Modeling the coincident three-ion momentum imaging of diiodomethane photodissociation on reduced-dimensional potential energy surfaces

Abstract

We present an efficient theoretical model to simulate observables in the time-resolved coincident three-ion Coulomb explosion experiment of diiodomethane. The model employs two degrees of freedom to describe the C-I bond breaking and the $\text{CH}_2\text{I}$ rotation during photodissociation, and three degrees of freedom to describe the coincident $\text{CH}_2^{+} + \text{I}^{2+} + \text{I}^{2+}$ fragmentation during the subsequent Coulomb explosion. By solving the equations of motion, the photodissociation pathways are obtained on two-dimensional potential energy surfaces of the valence excited states of the neutral molecule, and the asymptotic momenta of the three ionic fragments are determined on the three-dimensional ground-state potential energy surface of the fivefold-charged cation. The photodissociation pathways are consistent with previous \textit{ab initio} molecular dynamics simulations and indicate a $\text{CH}_2\text{I}$ rotational period of approximately 340 fs. The theoretical time-resolved kinetic energy release and the correlation between the kinetic energy release and the angle between the two $\text{I}^{2+}$ momenta show good agreement with experimental signals in part, reflecting and confirming the static $\text{CH}_2\text{I}_2$ state and the $\text{CH}_2\text{I} + \text{I}$ dissociation channels.

Figures (6)

• Figure 1: Molecular diagram of $\text{CH}_2\text{I}_2$ in $C_s$ symmetry. $\textbf{r}_i(i=1\dots4)$ denote the Jacobi coordinates employed to model the photodissociation and Coulomb explosion processes.

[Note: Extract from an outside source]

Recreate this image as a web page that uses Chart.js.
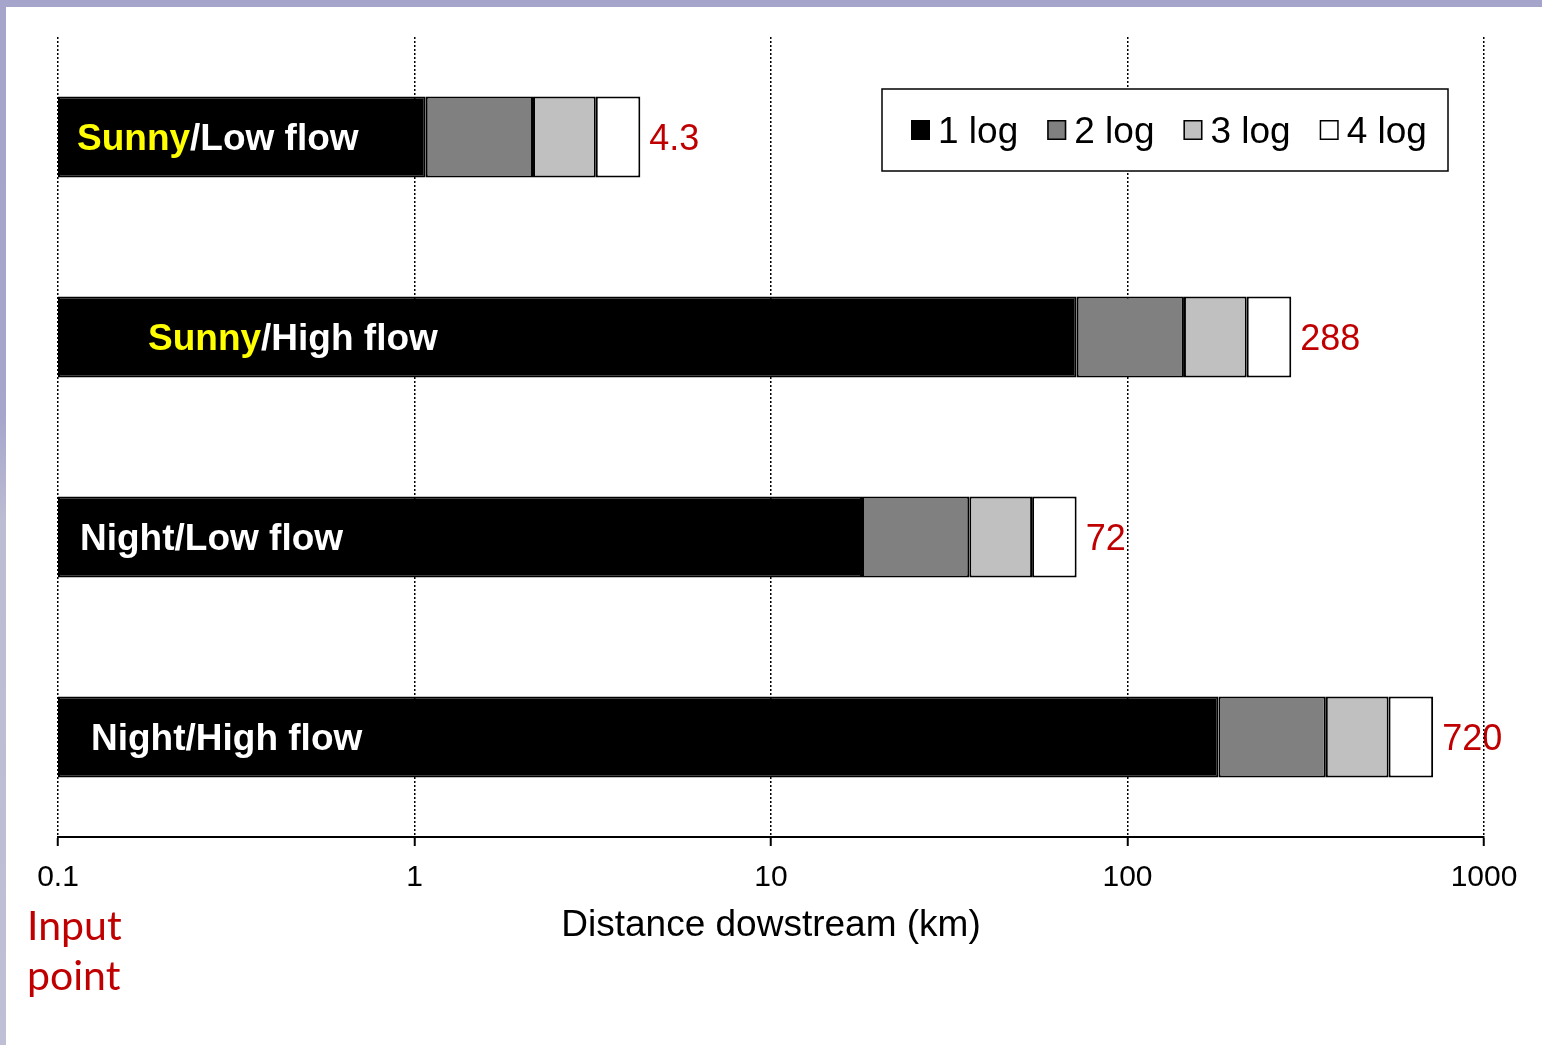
<!DOCTYPE html>
<html>
<head>
<meta charset="utf-8">
<title>Distance downstream</title>
<script src="https://cdn.jsdelivr.net/npm/chart.js@4/dist/chart.umd.min.js"></script>
<style>
  html, body { margin: 0; padding: 0; background: #ffffff; width: 1542px; height: 1045px; overflow: hidden; }
  #wrap { position: relative; width: 1542px; height: 1045px; }
  #wrap canvas { position: absolute; left: 0; top: 0; }
  .strip-top { position: absolute; left: 0; top: 0; width: 1542px; height: 7px; background: #a5a5cb; }
  .strip-left { position: absolute; left: 0; top: 0; width: 6px; height: 1045px;
    background: linear-gradient(#a5a5cb 0%, #a6a6cc 40%, #bcbcd3 50%, #bfbfd5 100%); }
</style>
</head>
<body>
<div id="wrap">
  <canvas id="chart" width="1542" height="1045"></canvas>
  <div class="strip-top"></div>
  <div class="strip-left"></div>
</div>
<script>
// Scenarios (one bar each)
const categories = ['Sunny/Low flow', 'Sunny/High flow', 'Night/Low flow', 'Night/High flow'];
const highlightWord = 'Sunny';

// Distance downstream (km) reached at each log-reduction level
const inputPoint = [0.1, 0.1, 0.1, 0.1];
const log1 = [1.075, 72, 18, 180];
const log2 = [2.15, 144, 36, 360];
const log3 = [3.225, 216, 54, 540];
const log4 = [4.3, 288, 72, 720];

const seriesNames = ['1 log', '2 log', '3 log', '4 log'];
const seriesColors = ['#000000', '#808080', '#c0c0c0', '#ffffff'];
const xTicks = [0.1, 1, 10, 100, 1000];

const bounds = [inputPoint, log1, log2, log3, log4];
const datasets = seriesNames.map((name, i) => ({
  label: name,
  data: categories.map((_, j) => [bounds[i][j], bounds[i + 1][j]]),
  backgroundColor: seriesColors[i],
  borderColor: '#000000',
  borderWidth: 2,
  borderSkipped: false
}));

const FONT = "'Liberation Sans', Arial, Helvetica, sans-serif";

// Total distance printed in red to the right of each bar (sits under the grid)
const valueLabels = {
  id: 'valueLabels',
  beforeDraw(chart) {
    const ctx = chart.ctx;
    const meta = chart.getDatasetMeta(chart.data.datasets.length - 1);
    ctx.save();
    ctx.font = '36px ' + FONT;
    ctx.fillStyle = '#c00000';
    ctx.textAlign = 'left';
    ctx.textBaseline = 'middle';
    meta.data.forEach((bar, j) => {
      ctx.fillText(String(log4[j]), bar.x + 9, bar.y + 3);
    });
    ctx.restore();
  }
};

// Scenario names written inside the black segment
const categoryLabels = {
  id: 'categoryLabels',
  afterDatasetsDraw(chart, args, opts) {
    const ctx = chart.ctx;
    const meta = chart.getDatasetMeta(0);
    ctx.save();
    ctx.font = 'bold 37px ' + FONT;
    ctx.textBaseline = 'middle';
    ctx.textAlign = 'left';
    meta.data.forEach((bar, j) => {
      const label = categories[j];
      let x = chart.chartArea.left + opts.offsets[j];
      const y = bar.y + 3;
      const cut = label.indexOf('/');
      const head = label.slice(0, cut);
      const tail = label.slice(cut);
      ctx.fillStyle = head === highlightWord ? '#ffff00' : '#ffffff';
      ctx.fillText(head, x, y);
      x += ctx.measureText(head).width;
      ctx.fillStyle = '#ffffff';
      ctx.fillText(tail, x, y);
    });
    ctx.restore();
  }
};

// Boxed legend in the upper right of the plot
const boxedLegend = {
  id: 'boxedLegend',
  afterDraw(chart) {
    const ctx = chart.ctx;
    const area = chart.chartArea;
    const right = area.right - 36;
    const left = right - 566;
    const top = area.top + 52;
    const height = 82;
    const cy = top + height / 2;
    ctx.save();
    ctx.fillStyle = '#ffffff';
    ctx.fillRect(left, top, right - left, height);
    ctx.lineWidth = 1.5;
    ctx.strokeStyle = '#000000';
    ctx.strokeRect(left, top, right - left, height);
    ctx.font = '37px ' + FONT;
    ctx.textBaseline = 'middle';
    ctx.textAlign = 'left';
    let x = left + 29;
    chart.data.datasets.forEach(ds => {
      ctx.fillStyle = ds.backgroundColor;
      ctx.fillRect(x, cy - 10, 19, 20);
      ctx.lineWidth = 1.5;
      ctx.strokeStyle = '#000000';
      ctx.strokeRect(x + 0.75, cy - 9.25, 17.5, 18.5);
      x += 19 + 8;
      ctx.fillStyle = '#000000';
      ctx.fillText(ds.label, x, cy + 3);
      x += ctx.measureText(ds.label).width + 29;
    });
    ctx.restore();
  }
};

// Marker text for the origin of the axis
const inputNote = {
  id: 'inputNote',
  afterDraw(chart) {
    const ctx = chart.ctx;
    ctx.save();
    ctx.font = "41px Lato, 'Noto Sans', sans-serif";
    ctx.fillStyle = '#c00000';
    ctx.textBaseline = 'alphabetic';
    ctx.textAlign = 'left';
    ctx.fillText('Input', 27, 940);
    ctx.fillText('point', 27, 990);
    ctx.restore();
  }
};

new Chart(document.getElementById('chart'), {
  type: 'bar',
  data: { labels: categories, datasets },
  plugins: [valueLabels, categoryLabels, boxedLegend, inputNote],
  options: {
    indexAxis: 'y',
    responsive: false,
    animation: false,
    devicePixelRatio: 1,
    layout: { padding: { left: 58, right: 58, top: 37, bottom: 0 } },
    datasets: { bar: { grouped: false, categoryPercentage: 1, barPercentage: 0.405 } },
    scales: {
      y: { type: 'category', display: false, offset: true },
      x: {
        type: 'logarithmic',
        min: 0.1,
        max: 1000,
        afterBuildTicks: scale => { scale.ticks = xTicks.map(v => ({ value: v })); },
        afterFit: scale => { scale.height = 208; },
        ticks: {
          color: '#000000',
          font: { family: FONT, size: 30 },
          padding: 14,
          autoSkip: false,
          maxRotation: 0,
          callback: v => String(v)
        },
        grid: {
          color: '#000000',
          lineWidth: 1.5,
          tickLength: 9,
          tickColor: '#000000',
          tickWidth: 2,
          tickBorderDash: []
        },
        border: { display: true, color: '#000000', width: 2, dash: [2, 2] },
        title: {
          display: true,
          text: 'Distance dowstream (km)',
          color: '#000000',
          font: { family: FONT, size: 37 },
          padding: { top: 0, bottom: 97 }
        }
      }
    },
    plugins: {
      legend: { display: false },
      tooltip: { enabled: false },
      categoryLabels: { offsets: [19, 90, 22, 33] }
    }
  }
});
</script>
</body>
</html>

• Figure 2: Potential energies of the $\text{CH}_2\text{I}_2$ molecule as functions of $r_1$ and $\alpha$ in Jacobi coordinates for the lowest 17 electronic states. These states can be grouped according to their corresponding dissociation thresholds, as indicated in the figure. The black dot marks the equilibrium geometry, which also corresponds to the Franck-Condon point upon photoexcitation.
• Figure 3: Two-body and three-body interaction potentials for the ground-state potential energy surface of the $\text{CH}_2\text{I}_2^{5+}$ cation. (a) The two-body interaction potentials $V_{AB}$ (blue) and $V_{BC}$ (red), with the pure Coulomb contribution subtracted, shown as a function of the pair distance $R$. The dots represent the original ab initio energies, and the curves correspond to the fitted potential function. (b) The three-body interaction potential $V_{ABC}$ as a function of $R_{AB}$ and $R_{BC}$, with $R_{AC}$ fixed at 3 Å. (c) $V_{ABC}$ as a function of $R_{AB}$ and $R_{AC}$, with $R_{BC}$ fixed at 3.6 Å. Note that only physically allowed $V_{ABC}$ values--i.e. those for which $R_{AB}$, $R_{AC}$, and $R_{BC}$ satisfy the triangle inequality--are shown in panels (b) and (c).

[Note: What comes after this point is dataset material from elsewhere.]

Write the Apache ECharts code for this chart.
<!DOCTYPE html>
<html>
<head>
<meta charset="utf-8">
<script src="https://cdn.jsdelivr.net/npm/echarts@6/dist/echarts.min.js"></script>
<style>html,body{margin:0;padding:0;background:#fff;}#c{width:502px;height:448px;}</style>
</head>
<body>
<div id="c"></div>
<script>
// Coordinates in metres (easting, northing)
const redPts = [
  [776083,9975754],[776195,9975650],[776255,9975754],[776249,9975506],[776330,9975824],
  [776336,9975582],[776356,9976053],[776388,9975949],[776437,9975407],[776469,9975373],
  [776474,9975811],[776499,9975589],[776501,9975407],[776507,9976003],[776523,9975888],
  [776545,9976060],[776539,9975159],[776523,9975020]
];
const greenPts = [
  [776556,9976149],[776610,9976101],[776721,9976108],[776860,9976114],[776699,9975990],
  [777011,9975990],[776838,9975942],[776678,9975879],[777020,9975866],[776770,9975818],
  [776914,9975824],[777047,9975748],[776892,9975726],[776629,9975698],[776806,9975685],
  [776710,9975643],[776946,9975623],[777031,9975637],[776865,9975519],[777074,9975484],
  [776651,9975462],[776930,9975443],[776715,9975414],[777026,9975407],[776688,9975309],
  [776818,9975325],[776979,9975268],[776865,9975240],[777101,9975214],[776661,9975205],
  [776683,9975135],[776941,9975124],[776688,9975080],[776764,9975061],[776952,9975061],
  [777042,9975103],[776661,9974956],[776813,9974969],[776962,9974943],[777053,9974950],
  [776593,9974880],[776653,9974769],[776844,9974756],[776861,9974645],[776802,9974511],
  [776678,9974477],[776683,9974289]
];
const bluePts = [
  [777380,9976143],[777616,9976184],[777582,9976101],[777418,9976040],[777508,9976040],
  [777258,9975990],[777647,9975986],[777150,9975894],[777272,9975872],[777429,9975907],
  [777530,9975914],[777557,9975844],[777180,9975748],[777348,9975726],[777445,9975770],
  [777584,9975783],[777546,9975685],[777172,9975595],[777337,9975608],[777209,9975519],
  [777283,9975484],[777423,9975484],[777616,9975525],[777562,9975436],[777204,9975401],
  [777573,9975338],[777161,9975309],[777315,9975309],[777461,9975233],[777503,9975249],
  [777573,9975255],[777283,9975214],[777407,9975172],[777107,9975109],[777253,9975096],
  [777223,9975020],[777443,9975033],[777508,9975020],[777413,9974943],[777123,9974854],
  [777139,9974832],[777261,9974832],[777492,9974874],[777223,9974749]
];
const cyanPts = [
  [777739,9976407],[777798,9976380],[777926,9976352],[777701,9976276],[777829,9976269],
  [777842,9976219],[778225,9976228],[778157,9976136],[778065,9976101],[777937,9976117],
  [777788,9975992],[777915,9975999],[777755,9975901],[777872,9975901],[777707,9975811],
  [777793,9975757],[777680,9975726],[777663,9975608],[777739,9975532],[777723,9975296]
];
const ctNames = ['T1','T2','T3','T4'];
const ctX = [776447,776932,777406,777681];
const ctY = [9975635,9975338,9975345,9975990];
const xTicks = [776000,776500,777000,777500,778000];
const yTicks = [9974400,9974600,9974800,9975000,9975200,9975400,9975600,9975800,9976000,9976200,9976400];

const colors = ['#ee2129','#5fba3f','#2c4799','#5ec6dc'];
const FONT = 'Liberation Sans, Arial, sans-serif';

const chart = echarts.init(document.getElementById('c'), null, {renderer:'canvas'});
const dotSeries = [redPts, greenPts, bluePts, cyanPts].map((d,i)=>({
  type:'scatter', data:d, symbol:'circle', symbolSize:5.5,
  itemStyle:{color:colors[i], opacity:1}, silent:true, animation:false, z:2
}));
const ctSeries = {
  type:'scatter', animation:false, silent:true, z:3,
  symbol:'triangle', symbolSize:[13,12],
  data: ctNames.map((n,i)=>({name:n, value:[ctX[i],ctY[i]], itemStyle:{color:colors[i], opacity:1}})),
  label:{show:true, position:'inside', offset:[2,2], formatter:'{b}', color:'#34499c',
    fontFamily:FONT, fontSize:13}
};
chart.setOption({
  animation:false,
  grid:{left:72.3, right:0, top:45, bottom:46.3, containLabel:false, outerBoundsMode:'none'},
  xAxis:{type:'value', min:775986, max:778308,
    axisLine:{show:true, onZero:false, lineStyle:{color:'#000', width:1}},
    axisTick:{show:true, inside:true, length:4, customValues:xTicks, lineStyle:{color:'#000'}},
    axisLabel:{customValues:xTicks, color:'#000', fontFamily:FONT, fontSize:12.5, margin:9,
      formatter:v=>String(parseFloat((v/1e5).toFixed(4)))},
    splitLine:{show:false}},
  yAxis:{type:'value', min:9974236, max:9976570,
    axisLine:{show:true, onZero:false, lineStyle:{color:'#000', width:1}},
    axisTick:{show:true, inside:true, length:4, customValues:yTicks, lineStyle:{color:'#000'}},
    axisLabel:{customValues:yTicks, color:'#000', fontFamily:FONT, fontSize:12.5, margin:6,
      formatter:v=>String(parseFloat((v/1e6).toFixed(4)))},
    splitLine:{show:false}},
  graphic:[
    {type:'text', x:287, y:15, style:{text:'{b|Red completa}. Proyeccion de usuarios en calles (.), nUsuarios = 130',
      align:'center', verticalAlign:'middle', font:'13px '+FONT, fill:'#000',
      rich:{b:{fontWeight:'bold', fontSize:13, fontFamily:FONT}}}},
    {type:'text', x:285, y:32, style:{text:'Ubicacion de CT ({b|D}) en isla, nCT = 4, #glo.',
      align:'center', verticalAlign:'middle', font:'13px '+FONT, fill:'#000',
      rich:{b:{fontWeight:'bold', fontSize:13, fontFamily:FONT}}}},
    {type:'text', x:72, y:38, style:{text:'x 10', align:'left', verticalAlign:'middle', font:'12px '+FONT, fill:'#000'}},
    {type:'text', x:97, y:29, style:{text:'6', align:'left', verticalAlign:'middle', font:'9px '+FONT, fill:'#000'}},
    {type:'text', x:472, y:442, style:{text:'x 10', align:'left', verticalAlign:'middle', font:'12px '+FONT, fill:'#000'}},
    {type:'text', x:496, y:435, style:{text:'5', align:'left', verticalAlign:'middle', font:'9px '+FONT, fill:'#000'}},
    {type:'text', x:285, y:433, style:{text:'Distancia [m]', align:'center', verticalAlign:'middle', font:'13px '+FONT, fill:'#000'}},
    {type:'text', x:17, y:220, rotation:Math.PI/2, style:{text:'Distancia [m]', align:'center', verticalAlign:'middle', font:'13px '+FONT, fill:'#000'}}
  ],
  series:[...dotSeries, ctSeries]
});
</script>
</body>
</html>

• Figure 4: The I--I (a) and C--I (b) pair distances and the I--C--I bond angle (c) as functions of reaction time along the photodissociation pathways for the $2\Gamma_1$ (blue) and $6\Gamma_2$ (black) states, which lead to the $\text{CH}_2\text{I} + \text{I}$ and $\text{CH}_2\text{I} + \text{I}^*$ products, respectively. Results from a representative AIMD trajectory (red, reproduced from Ref. liu2020) are also shown for comparison. The AIMD results are reproduced with permissions from Phys. Rev. X 10, 021016 (2020). Copyright 2020 American Physical Society.

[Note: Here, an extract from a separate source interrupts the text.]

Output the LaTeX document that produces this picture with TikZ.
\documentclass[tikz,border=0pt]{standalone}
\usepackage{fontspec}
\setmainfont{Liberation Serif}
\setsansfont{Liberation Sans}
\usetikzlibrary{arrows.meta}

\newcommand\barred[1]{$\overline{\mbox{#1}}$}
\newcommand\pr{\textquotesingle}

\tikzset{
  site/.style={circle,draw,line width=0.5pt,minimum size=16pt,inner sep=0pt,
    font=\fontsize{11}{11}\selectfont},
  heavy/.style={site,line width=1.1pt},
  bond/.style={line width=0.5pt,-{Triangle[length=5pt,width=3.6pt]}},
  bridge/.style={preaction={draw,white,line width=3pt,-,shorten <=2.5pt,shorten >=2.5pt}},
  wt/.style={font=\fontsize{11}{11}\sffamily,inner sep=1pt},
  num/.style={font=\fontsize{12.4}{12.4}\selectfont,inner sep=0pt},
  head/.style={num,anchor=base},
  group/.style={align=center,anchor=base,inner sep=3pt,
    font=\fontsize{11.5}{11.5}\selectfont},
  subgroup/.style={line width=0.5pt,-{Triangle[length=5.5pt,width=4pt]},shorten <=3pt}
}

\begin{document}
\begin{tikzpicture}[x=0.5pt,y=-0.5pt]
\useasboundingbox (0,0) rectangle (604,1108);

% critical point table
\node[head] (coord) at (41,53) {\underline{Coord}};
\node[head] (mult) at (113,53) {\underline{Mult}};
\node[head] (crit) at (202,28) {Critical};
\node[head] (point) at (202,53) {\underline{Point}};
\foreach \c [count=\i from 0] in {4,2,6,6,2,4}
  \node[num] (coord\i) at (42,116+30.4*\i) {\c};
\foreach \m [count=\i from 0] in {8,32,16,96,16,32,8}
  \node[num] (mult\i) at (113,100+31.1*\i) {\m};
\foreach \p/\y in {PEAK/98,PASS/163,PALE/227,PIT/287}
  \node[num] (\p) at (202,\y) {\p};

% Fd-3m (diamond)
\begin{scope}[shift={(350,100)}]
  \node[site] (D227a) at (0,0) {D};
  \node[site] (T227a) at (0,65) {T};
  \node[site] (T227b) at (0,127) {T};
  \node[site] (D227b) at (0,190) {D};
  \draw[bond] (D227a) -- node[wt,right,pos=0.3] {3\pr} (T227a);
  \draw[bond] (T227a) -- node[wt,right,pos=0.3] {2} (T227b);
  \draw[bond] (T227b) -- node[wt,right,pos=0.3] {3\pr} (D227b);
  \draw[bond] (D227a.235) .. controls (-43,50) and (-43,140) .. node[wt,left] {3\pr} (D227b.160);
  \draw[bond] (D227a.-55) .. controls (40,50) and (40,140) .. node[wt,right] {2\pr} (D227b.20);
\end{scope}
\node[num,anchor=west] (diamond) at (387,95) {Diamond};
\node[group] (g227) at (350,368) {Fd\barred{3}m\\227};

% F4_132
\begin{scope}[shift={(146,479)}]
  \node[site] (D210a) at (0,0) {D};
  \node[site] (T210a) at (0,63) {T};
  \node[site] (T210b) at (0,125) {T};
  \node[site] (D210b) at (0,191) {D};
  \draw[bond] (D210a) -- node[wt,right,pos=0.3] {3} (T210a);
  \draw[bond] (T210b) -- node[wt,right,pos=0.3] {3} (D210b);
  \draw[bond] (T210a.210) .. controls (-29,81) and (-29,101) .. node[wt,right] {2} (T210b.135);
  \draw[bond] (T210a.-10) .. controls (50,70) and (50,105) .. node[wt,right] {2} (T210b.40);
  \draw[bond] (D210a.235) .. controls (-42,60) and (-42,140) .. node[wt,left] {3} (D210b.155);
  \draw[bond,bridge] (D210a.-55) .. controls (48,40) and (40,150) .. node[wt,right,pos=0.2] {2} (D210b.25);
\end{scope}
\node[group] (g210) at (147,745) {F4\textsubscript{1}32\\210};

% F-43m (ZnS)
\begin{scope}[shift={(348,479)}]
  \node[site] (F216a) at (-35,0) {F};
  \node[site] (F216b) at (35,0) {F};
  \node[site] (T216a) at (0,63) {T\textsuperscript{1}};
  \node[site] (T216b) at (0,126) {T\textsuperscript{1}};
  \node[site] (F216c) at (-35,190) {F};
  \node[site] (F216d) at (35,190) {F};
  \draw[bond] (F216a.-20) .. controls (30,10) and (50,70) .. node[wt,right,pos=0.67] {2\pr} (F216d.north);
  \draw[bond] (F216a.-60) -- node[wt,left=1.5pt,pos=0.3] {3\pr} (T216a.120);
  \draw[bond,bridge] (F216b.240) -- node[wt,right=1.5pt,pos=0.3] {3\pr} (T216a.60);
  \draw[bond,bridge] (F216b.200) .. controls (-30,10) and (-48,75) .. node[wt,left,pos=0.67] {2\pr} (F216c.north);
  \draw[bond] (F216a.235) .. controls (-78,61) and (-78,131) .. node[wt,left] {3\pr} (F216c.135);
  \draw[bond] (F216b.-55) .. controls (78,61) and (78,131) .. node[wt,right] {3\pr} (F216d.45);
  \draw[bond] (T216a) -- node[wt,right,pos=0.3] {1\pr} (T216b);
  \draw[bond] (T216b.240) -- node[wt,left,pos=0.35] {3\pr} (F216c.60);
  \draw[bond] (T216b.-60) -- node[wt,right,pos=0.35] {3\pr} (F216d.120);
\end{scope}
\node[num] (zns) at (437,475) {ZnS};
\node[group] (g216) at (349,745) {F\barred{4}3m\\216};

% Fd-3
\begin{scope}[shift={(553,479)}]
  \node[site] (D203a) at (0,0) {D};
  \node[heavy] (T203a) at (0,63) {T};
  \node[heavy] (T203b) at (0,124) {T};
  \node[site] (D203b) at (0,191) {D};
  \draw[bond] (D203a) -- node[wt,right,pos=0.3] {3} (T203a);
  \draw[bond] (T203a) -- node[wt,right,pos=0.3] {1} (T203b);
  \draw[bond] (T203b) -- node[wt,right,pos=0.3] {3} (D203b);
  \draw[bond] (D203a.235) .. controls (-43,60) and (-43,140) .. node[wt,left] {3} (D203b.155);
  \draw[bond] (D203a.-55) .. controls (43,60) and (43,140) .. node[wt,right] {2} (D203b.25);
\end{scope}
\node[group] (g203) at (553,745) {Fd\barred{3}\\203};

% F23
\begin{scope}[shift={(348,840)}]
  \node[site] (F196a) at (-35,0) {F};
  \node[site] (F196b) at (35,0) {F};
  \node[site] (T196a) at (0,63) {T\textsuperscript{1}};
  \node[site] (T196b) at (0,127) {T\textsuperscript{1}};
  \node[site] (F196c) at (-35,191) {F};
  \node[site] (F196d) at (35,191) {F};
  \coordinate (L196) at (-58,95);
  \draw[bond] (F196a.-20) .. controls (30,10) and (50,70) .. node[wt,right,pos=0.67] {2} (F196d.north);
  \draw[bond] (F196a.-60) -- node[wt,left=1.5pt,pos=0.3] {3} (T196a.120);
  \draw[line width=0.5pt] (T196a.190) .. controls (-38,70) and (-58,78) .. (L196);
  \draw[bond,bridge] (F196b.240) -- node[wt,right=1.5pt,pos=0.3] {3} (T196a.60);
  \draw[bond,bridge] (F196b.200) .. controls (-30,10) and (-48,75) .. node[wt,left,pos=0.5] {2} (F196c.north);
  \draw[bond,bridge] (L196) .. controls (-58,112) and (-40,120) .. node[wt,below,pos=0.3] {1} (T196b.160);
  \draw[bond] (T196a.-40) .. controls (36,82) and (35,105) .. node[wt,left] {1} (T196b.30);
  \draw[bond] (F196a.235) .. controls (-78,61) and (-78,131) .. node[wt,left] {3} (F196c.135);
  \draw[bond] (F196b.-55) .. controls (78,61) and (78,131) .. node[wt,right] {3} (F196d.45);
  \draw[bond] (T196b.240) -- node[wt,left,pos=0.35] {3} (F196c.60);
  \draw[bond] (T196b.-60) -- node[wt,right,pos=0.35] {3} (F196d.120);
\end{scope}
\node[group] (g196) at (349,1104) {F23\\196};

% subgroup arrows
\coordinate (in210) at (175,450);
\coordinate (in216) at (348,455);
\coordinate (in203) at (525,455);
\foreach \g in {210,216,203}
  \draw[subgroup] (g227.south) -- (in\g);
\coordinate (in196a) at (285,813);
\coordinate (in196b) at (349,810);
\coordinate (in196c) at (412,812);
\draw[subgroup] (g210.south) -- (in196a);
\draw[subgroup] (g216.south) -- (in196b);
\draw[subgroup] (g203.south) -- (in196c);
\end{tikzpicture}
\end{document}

• Figure 5: Experimental KER signals at different pump-probe delays (reproduced from Ref. anbu2025) compared with theoretical predictions. The experimental KER is the sum of the kinetic energies of the three ionic fragments, $\text{CH}_2^{+}$, $\text{I}^{2+}$, and $\text{I}^{2+}$, measured in coincidence. The curves represent the theoretical results. Photodissociation is modeled using the $2\Gamma_1$ (blue) and $6\Gamma_2$ (black) states that lead to $\text{CH}_2\text{I}+\text{I}$ and $\text{CH}_2\text{I}+\text{I}^*$ dissociation channels, respectively. The subsequent three-fragment Coulomb explosion is modeled using the ground-state PES of the $\text{CH}_2\text{I}_2^{5+}$ cation (solid curves) and, for comparison, a pure Coulomb potential (dashed curves). The experimental data are reproduced with permissions from J. Chem. Phys. 163, 164308 (2025). Copyright 2025 American Institute of Physics.